Setelah itu aku mendatangi alamat pengrajin keset. Aku mendatangi satu persatu pengrajin. Semua mau terima. Dan hebatnya para pengrajin itu berani membeli dengan harga bagus. Akupun mendatangi pengusaha angkutan. Aku butuh jasa angkutan namun dibayar dari hasil penjualan barang yang diangkut. Namun kebanyakan menolak. Aku tidak menyerah. Setelah mendatangi beberapa perusahaan angkutan, ada yang minat mengambil peluang yang aku tawarkan. Akhirnya aku berhasil mengosongkan gudang limbah itu. Boss pabrik senang. Aku tidak dapat fee dari boss pabrik. Tapi Boss pabrik setuju membeli alat pembersih ruangan. Dari penjualan limbah itu akupun tidak dapat untung. Niatku hanya bagaimana mendapatkan Deal menjual barang pembersih ruangan. Namun Deal itu di bawah target perusahaan. Aku tetap diberhentikan. Aku kehilangan pekerjaan.
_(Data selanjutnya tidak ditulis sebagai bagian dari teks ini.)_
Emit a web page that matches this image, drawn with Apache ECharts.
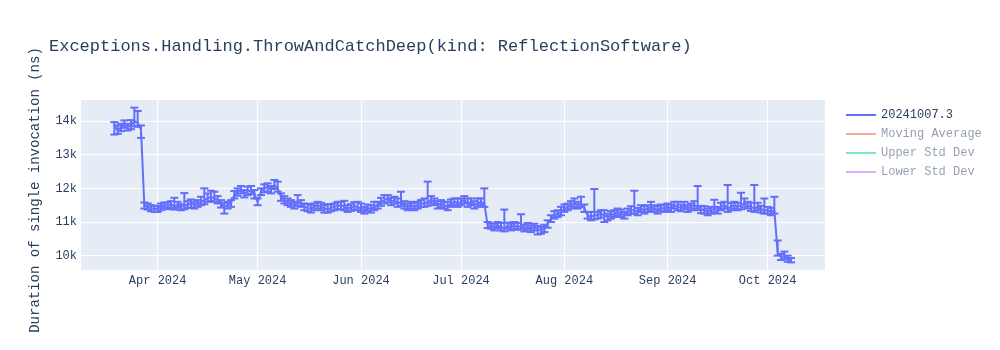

Akhir bulan pengrajin memintaku kembali mengirim limbah. Aku datangi boss pabrik itu kembali. Aku katakan dengan jujur bahwa aku tidak lagi bekerja. Aku hanya ingin membantu pengrajin. Boss itu dengan senang hati memberiku limbah. Dari kerjaan itu aku pabrik memberiku upah. Aku juga dapat keuntungan dari penjualan limbah kepada pengrajin. Selanjutnya hiduku berubah. Ekonomi membaik dan aku tidak lagi menumpang di rumah orang. Aku tinggal di apartement. Itu hanya berselang 3 bulan setelah aku keluar dari panti Sosial. Tuhan berbuat sesukanya. Itu kuyakini seyakin aku melewati takdirku.
Setahun setelah itu boss pabrik yang duda tanpa anak jatuh cinta kepadaku. Kamipun menikah. Empat bulan setelah acara pernikaha yang spektakuler, suamiku meninggal karena kecelakaan. Semua hartanya jatuh kepadaku. Dan aku kini jadi boss melanjutkan usaha suami. Di usia menua, mendekati 50 tahun, hidupku menjanda, anakku telah kembali kepadaku. Kehidupan kembali normal, dan aku tetap hidup di jalan Tuhan tanpa dendam apapun kepada mereka yang mengabaikan hidupku ketika aku terpuruk. Karena ini bukanlah antara aku dengan mereka tetapi antara aku dengan Tuhan, untuk menguji keimananku dan rasa syukurku. Itu aja.